(CN) — A federal judge on Tuesday struck down the Trump administration’s bid to make Department of Transportation funding conditional on states’ compliance with federal immigration authorities, finding the attempt “blatantly” unconstitutional.
U.S. District Judge John McConnell, a Barack Obama appointee in Rhode Island federal court, ruled in favor of 20 Democratic states who sued the administration in June after the department informed them of the attempted rule change.
“Defendants have blatantly overstepped their statutory authority, violated the [Administrative Procedure Act] and transgressed well-settled constitutional limitations on federal funding conditions,” McConnell wrote in a 32-page ruling. “The Constitution demands the court set aside this lawless behavior.”
McConnell granted the states’ motion for summary judgment, giving them the final win in their lawsuit against the Transportation Department and its secretary Sean Duffy. The states scrutinized a letter from Duffy in April, which called on them to “comply fully” with federal laws, including “enforcing controls on illegal immigration,” or risk losing funding for critical transportation infrastructure.
The states argued the Transportation Department overstepped its authority as an executive agency by meddling in the distribution of funds already approved by Congress. Meanwhile, the department claimed it has the power to impose whatever conditions it wants on grant funding as long as it “reasonably determines” those conditions further its core mission.
“This cannot be so,” the judge ruled. “None of the statutes cited by DOT expressly afford it the kind of sweeping authority it claims.”
McConnell noted that he did not, “and indeed cannot,” make any determination on the merits of the federal government’s ongoing mass deportation campaign. But his ruling deems its effort to tie federal transportation funds to that campaign unlawful.
“Defendants are permanently enjoined from implementing or enforcing the [Immigration Enforcement Condition] against the states, or otherwise attempting to condition federal transportation funding on state cooperation with federal civil immigration enforcement,” the judge wrote.
California Attorney General Rob Bonta, who led the multi-state coalition, took a victory lap on Thursday.
“If President Trump wants to stop losing in court, he should stop breaking the law,” Bonta said in a statement. “The courts have repeatedly and firmly rejected the Trump administration’s efforts to infringe on states’ constitutional right to set their own policy priorities.”
A Department of Transportation spokesperson didn’t immediately respond to requests for comment.
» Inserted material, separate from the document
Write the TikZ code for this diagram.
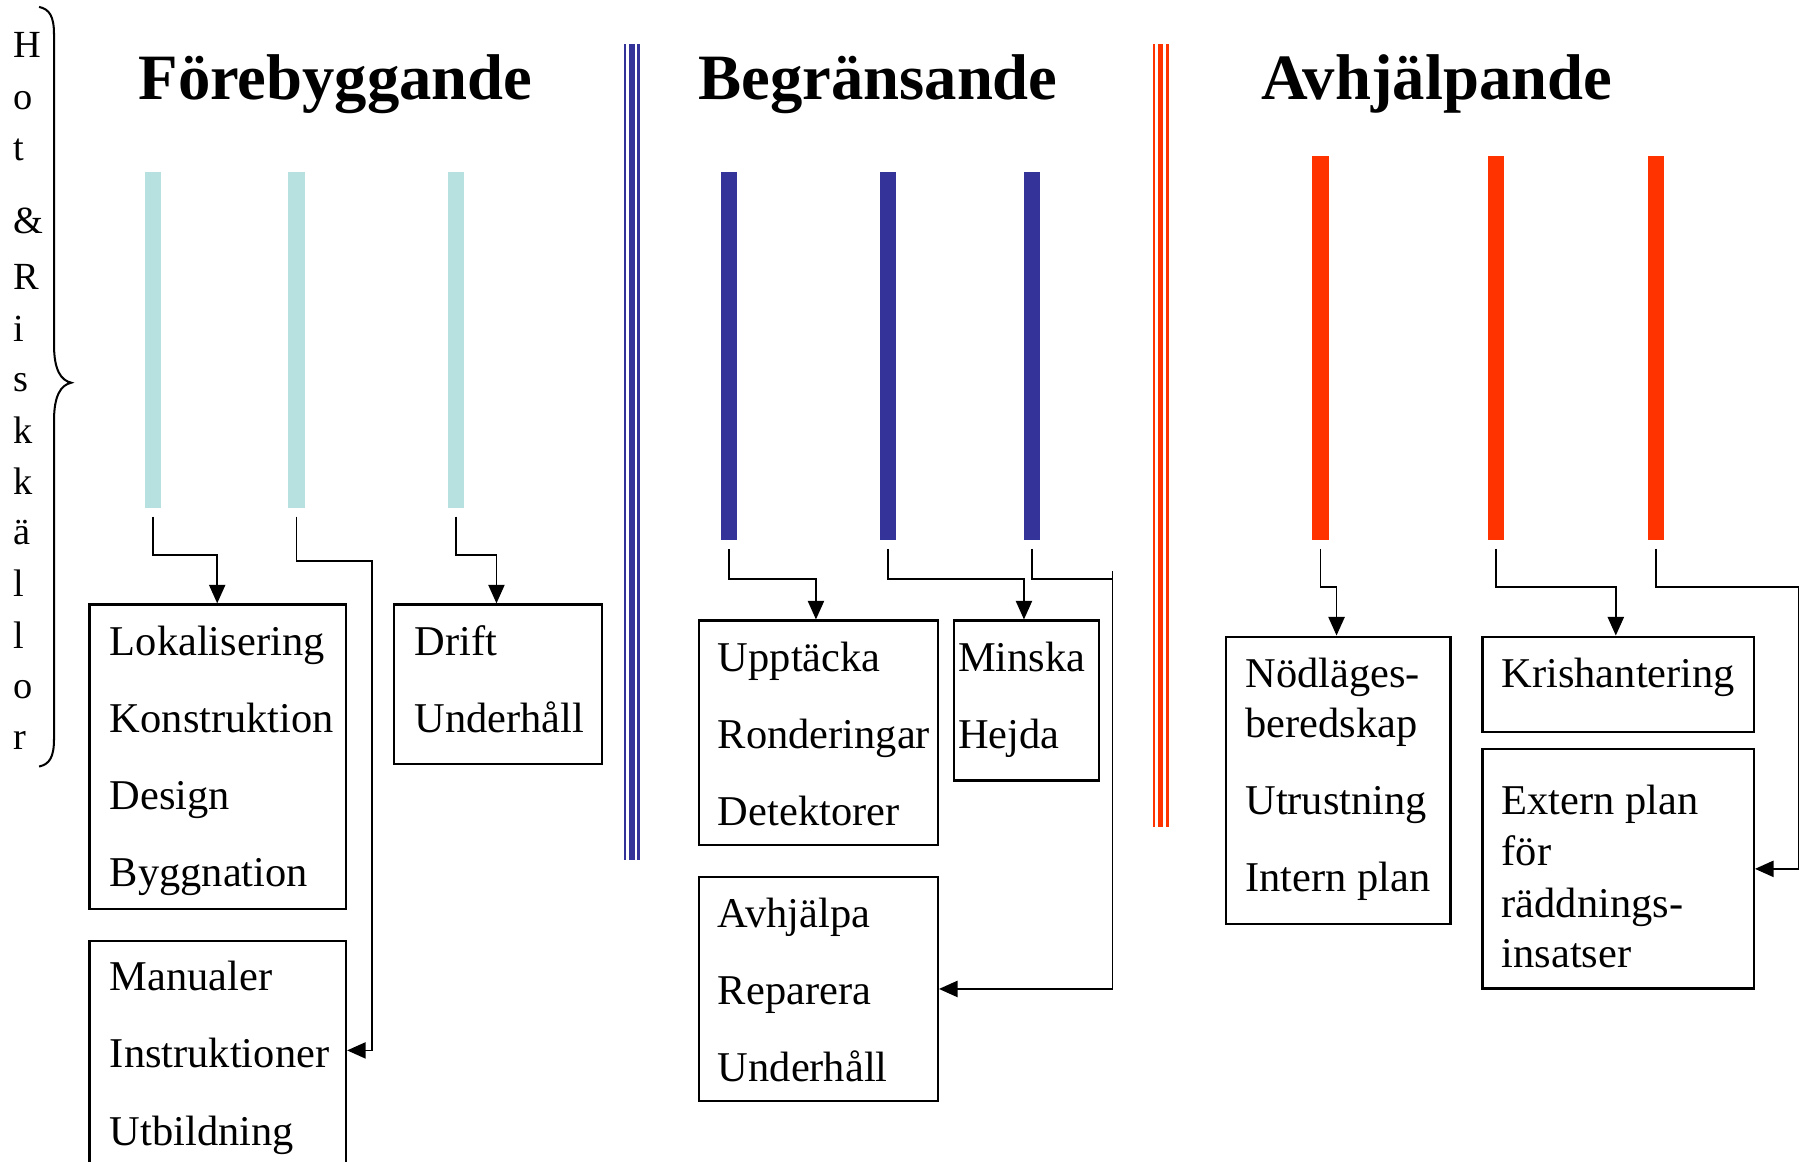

McConnell previously issued a preliminary injunction that temporarily blocked the department’s new guideline, ruling in June that “Congress did not authorize or grant authority to the secretary of transportation to impose immigration enforcement conditions on federal dollars specifically appropriated for transportation purposes.”
The Trump administration has repeatedly tried to withhold federal funding from states — or change how it’s distributed — in moves that have been repeatedly blocked and criticized by judges across the country.
ICE cooperation has been a common thread behind several of these funding rule changes. In a comparable attempt to the Department of Transportation’s, the Federal Emergency Management Agency tried making its disaster relief funding similarly conditional on states’ ICE cooperation earlier this year.
That was the subject of an additional lawsuit, brought in May by another coalition of Democratic states.
“By hanging a halt in this critical funding over states like a sword of Damocles, defendants impose immense harm on states, forcing them to choose between readiness for disasters and emergencies, on one hand, and exercising their judgment about how to best use scarce resources to investigate and prosecute crimes on the other,” the states said in the complaint.
That too was quickly struck down by a federal court. Still, the administration tried forging ahead anyway by implementing various workarounds, which were also deemed unlawful.